The construction on the natural structure and land, referred to by environmental scientists as the “geomorphology” of the reefs, would not only create a system that eventually leads to the loss of land, but would be destructive to current coral reefs. Various local environmental protection groups were against the plan for construction and argued that the new stand and pipework would scar the reef in a way that could take years to repair. In September 2023, Olympic organizers set a budget of $5 million, but within a month locals created petitions to stop the project. Instead of completely discarding the idea, though, Olympic organizers pitched a new, smaller tower–even though it still would be disturbing the geomorphic processes. 

Presently, the new judging stand is deconstructable, however its construction solely for the competition raises ongoing ethical concerns. Tourism development has impacted the land of isolated islands like French Polynesia since the inter-war period. The physical construction for tourism has led changes to the geomorphology which overall degrade the local land. The more it is analyzed, the more this type of construction appears to be a form of resource extraction by taking attractive land for tourism and using it until the land is irreversibly destroyed.

The impact on the local land is not only a form of colonial intervention and causes physical destruction, but it represents a long lasting contribution to climate change. The French coastline didn’t have the waves to suffice for the Olympics during that time of the year, but this land disturbance entails the stress of continuing climate change on top of an ecosystem that is already at risk. With possibilities of large-scale coral bleaching and other major catastrophic events that are very likely given recent climate events in the region, this island is now at extreme risk, and the recent construction project placed even more risk on land that is already the subject of environmental advocacy. Oceanographer Ajit Subramaniam, a researcher at Columbia Climate School’s Lamont-Doherty Earth Observatory, affirmed that the feasibility of any mitigation measures are questionable given the precedent that has been set by allowing the new stand to be built. With coral growing only one centimeter per year, the possibility of the land to regrow at the current rate of destruction is near impossible–no matter the sustainability efforts by those on the Olympic committee.

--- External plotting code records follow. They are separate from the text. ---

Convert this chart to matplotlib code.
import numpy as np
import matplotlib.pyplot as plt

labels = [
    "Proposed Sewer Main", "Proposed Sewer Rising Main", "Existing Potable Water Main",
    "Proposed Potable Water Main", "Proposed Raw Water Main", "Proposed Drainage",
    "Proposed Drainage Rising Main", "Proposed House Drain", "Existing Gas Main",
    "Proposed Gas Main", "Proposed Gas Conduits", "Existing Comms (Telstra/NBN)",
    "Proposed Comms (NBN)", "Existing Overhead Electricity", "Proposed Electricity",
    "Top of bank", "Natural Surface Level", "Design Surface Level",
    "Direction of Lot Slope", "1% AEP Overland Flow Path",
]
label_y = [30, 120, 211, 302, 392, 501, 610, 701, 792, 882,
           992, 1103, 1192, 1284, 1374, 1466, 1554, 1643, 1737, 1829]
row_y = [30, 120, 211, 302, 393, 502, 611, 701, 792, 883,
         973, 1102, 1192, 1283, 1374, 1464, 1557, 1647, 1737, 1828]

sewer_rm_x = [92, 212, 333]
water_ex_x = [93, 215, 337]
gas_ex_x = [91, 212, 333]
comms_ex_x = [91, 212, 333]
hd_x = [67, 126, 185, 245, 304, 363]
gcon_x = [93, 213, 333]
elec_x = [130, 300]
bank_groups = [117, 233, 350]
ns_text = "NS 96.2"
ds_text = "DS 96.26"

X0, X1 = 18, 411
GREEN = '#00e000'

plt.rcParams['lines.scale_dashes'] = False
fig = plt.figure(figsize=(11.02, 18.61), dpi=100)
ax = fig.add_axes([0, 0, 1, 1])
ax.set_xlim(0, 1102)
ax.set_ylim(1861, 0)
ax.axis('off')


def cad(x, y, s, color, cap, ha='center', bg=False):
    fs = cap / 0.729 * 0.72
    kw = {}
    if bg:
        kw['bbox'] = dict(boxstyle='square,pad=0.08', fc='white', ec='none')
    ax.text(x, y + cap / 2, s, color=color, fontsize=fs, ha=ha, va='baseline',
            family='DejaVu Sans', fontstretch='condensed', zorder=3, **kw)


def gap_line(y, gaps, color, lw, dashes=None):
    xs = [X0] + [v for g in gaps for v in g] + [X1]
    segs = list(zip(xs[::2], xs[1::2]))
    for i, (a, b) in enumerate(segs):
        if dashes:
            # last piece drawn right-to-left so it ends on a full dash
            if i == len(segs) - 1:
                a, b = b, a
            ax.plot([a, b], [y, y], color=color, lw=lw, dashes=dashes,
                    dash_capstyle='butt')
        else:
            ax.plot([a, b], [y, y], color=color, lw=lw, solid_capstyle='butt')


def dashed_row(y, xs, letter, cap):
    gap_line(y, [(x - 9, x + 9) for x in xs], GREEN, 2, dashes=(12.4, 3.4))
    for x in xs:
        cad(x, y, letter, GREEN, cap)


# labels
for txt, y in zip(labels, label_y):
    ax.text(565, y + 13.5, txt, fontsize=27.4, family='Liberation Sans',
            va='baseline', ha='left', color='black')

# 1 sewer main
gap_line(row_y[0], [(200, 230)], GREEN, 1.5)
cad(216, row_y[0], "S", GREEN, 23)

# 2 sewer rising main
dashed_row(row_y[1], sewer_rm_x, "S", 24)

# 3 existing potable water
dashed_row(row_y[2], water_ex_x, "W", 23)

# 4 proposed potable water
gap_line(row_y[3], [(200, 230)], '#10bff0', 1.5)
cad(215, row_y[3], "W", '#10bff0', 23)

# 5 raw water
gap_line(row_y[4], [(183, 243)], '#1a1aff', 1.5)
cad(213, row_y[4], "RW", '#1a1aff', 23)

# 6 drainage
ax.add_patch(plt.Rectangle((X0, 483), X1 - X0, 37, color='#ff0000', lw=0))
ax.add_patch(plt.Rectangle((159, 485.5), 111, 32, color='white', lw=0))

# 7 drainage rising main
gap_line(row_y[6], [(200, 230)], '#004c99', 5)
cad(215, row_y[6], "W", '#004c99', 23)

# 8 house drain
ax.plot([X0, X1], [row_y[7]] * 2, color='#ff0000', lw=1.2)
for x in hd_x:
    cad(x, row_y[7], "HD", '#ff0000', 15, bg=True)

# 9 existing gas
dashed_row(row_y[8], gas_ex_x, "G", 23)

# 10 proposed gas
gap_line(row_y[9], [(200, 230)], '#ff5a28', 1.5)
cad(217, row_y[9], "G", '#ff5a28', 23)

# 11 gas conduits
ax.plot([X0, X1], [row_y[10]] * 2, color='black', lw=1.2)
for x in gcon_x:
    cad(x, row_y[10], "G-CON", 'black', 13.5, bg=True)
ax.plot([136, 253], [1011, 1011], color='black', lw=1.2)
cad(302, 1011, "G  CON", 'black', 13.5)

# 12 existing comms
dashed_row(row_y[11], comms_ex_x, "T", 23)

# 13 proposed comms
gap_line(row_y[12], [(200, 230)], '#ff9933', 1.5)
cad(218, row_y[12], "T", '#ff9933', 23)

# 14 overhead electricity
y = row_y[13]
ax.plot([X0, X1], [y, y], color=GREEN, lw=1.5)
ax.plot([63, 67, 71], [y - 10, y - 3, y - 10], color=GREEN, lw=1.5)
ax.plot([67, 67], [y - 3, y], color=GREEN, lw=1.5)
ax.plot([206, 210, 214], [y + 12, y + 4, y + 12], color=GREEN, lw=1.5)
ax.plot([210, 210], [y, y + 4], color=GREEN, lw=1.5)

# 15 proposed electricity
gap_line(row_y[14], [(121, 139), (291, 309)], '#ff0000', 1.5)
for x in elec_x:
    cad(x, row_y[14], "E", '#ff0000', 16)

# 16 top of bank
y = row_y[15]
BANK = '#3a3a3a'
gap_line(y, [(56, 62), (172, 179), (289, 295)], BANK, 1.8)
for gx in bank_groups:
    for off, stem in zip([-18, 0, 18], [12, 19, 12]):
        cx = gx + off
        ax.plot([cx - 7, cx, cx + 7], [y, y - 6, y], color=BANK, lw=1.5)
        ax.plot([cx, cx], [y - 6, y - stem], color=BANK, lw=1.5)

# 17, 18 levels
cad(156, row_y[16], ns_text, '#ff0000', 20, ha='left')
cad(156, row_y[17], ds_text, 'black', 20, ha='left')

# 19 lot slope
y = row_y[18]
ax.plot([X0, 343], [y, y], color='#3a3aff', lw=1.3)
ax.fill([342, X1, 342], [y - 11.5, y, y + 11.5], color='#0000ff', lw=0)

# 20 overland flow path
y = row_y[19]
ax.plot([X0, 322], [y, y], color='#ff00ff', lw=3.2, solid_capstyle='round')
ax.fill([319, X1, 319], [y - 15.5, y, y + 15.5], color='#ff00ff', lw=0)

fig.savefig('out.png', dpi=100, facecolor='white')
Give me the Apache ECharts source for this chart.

 Research participation in Tahiti has broadened to the scope of local community members actively engaging in local conservation activities. In 2023, 12 locals who specialized in fishery, photography, surfing, and various jobs, trained to learn 3D photogrammetry techniques, overlaying photos to create 3D models, to determine the changes in their land's ecology and reef systems prior to the 2024 Olympics. The 3D photogrammetry project included taking various angled photos to create the 3D models to visualize the current status of the reefs for future comparison. Projects like these highlight the importance of including the local Polynesian community in climate discourse, and thus giving them a voice in consequential decisions made about their land, and in turn, their waves.